Hi everyone!
I’ve been messing around with this board (X570D4U-2L2T) for a while now and I’ve run into a strange issue that I’m reasonably sure is a BIOS bug, and I’m a bit stumped on how to get any further.
I’m planning to use this board to build a li’l home server that’ll mostly be a virtualisation host. One of the VMs is going to act as our home router, running OpenWRT. I’m able to passthrough the two I210 NICs, and a VF of each of the X550s (leaving the PF on the host) without issue, and ACS seems to be working fine, given the board’s IOMMU groups seem to be what I’d expect.
Where I run into issues is trying to assign my wireless adapter (QNAP QWA-AC2600). This card’s a little weird in that it has two entirely independent QCA9984 wireless interfaces (in separate IOMMU groups) behind an ASM1182e PCIe switch (which is in a third independent IOMMU group). If I assign just one of the two QCA9984s to the VM, everything works just fine. Similarly, if I attach the second QCA9984 to the same VM at runtime, it initialises in the guest without issue and all is well. Likewise, both cards work just fine on the host. For reference, this is how it shows up in lspci
(on the host):
29:00.0 PCI bridge: ASMedia Technology Inc. ASM1182e 2-Port PCIe x1 Gen2 Packet Switch
2a:03.0 PCI bridge: ASMedia Technology Inc. ASM1182e 2-Port PCIe x1 Gen2 Packet Switch
2a:07.0 PCI bridge: ASMedia Technology Inc. ASM1182e 2-Port PCIe x1 Gen2 Packet Switch
2b:00.0 Network controller: Qualcomm Atheros QCA9984 802.11ac Wave 2 Wireless Network Adapter
2c:00.0 Network controller: Qualcomm Atheros QCA9984 802.11ac Wave 2 Wireless Network Adapter
However, I run into issues if both QCA9984s are attached to the VM (i.e. defined in the domain XML) when the VM is initially booted, or when it exits. In either case, the entire physical card (i.e. both wireless NICs and the PCIe switch on the card) seem to fall off the bus and end up in an unusable state until the host is rebooted (removing them and triggering a bus rescan does not bring them back), with the following dmesg
output:
Jun 01 13:33:39 safi-server kernel: pcieport 0000:2a:03.0: Unable to change power state from D0 to D3hot, device inaccessible
Jun 01 13:33:39 safi-server kernel: pcieport 0000:2a:07.0: Unable to change power state from D0 to D3hot, device inaccessible
Jun 01 13:33:39 safi-server kernel: pcieport 0000:29:00.0: Unable to change power state from D0 to D3hot, device inaccessible
Jun 01 13:33:39 safi-server kernel: pcieport 0000:29:00.0: Unable to change power state from D3cold to D0, device inaccessible
Jun 01 13:33:39 safi-server kernel: pcieport 0000:2a:03.0: Unable to change power state from D3cold to D0, device inaccessible
Jun 01 13:33:39 safi-server kernel: pcieport 0000:2a:07.0: Unable to change power state from D3cold to D0, device inaccessible
This happens immediately upon trying to boot the domain (or when it exits, if the second card was attached to it at runtime), long before the guest kernel is started (I don’t think it even makes it to OVMF - I’m pretty sure qemu fails to actually start), so I don’t think it has anything to do with the guest OS.

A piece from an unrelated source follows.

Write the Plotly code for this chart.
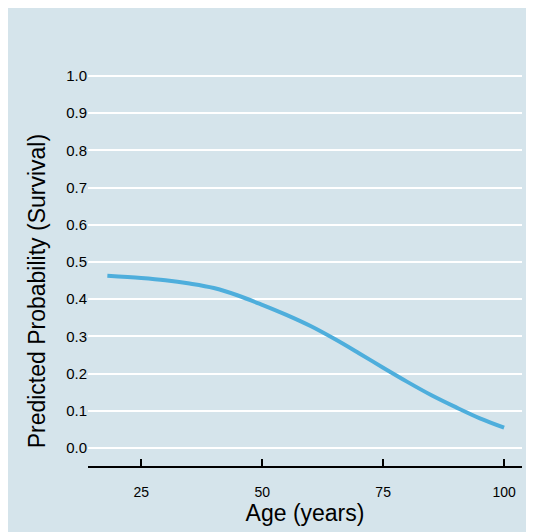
import plotly.graph_objects as go

age = [18, 25, 30, 35, 40, 45, 50, 55, 60, 65, 70, 75, 80, 85, 90, 95, 100]
prob = [0.463, 0.457, 0.451, 0.442, 0.430, 0.410, 0.385, 0.358, 0.328, 0.293, 0.255, 0.216, 0.178, 0.142, 0.110, 0.080, 0.055]
yticks = [0.0, 0.1, 0.2, 0.3, 0.4, 0.5, 0.6, 0.7, 0.8, 0.9, 1.0]
xticks = [25, 50, 75, 100]

fig = go.Figure()
fig.add_trace(go.Scatter(x=age, y=prob, mode="lines", line=dict(color="#4eaedc", width=4, shape="spline")))

# page body adds 8px offset; plot area target x 88..522, y(1.0)=76, axis=466
fig.update_layout(
    width=524, height=532,
    paper_bgcolor="#d5e4eb", plot_bgcolor="#d5e4eb",
    margin=dict(l=80, r=10, t=66, b=74),
    showlegend=False,
    font=dict(family="Liberation Sans, Arial", color="black"),
    annotations=[dict(text="Predicted Probability (Survival)", xref="paper", yref="paper",
                      x=-0.118, y=0.445, textangle=-90, showarrow=False,
                      font=dict(size=23), xanchor="center", yanchor="middle")],
)
fig.update_xaxes(range=[14, 103.7], tickvals=xticks, showgrid=False, zeroline=False, automargin=False,
                 showline=True, linecolor="black", linewidth=2, ticks="inside", ticklen=7,
                 tickcolor="black", tickwidth=2, tickfont=dict(size=14), ticklabelstandoff=12,
                 title=dict(text="Age (years)", font=dict(size=23), standoff=0))
fig.update_yaxes(range=[-0.048, 1.005], tickvals=yticks, tickformat=".1f", showgrid=True, automargin=False,
                 gridcolor="white", gridwidth=2, zeroline=False, showline=False,
                 tickfont=dict(size=15), ticks="")
fig.write_html("out.html")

I’ve also tested this selfsame wifi card on a different motherboard and this issue does not occur there, suggesting that it is not an issue to do with the wifi card itself.
Likewise, I’ve also tested on the X570D4U-2L2T itself with both my actual OS & kernel, and the same test environment I used on the other board (a standard Ubuntu live environment) and the issue occurs identically with both, seeming to rule out an issue specific to my kernel / userspace configuration.
At this stage it seems quite likely to be some sort of bug with the board’s BIOS (I’m running version 1.78
- 1.70
had issues running my RAM at 3200MHz, whereas 1.40
threw occasional MCEs and had spontaneous resets - the 1.78
BIOS hasn’t had either of these issues), but I’m at a loss for how to proceed. It could well simply be a configuration issue in my board’s BIOS, but I’m not sure what I’d be looking for exactly.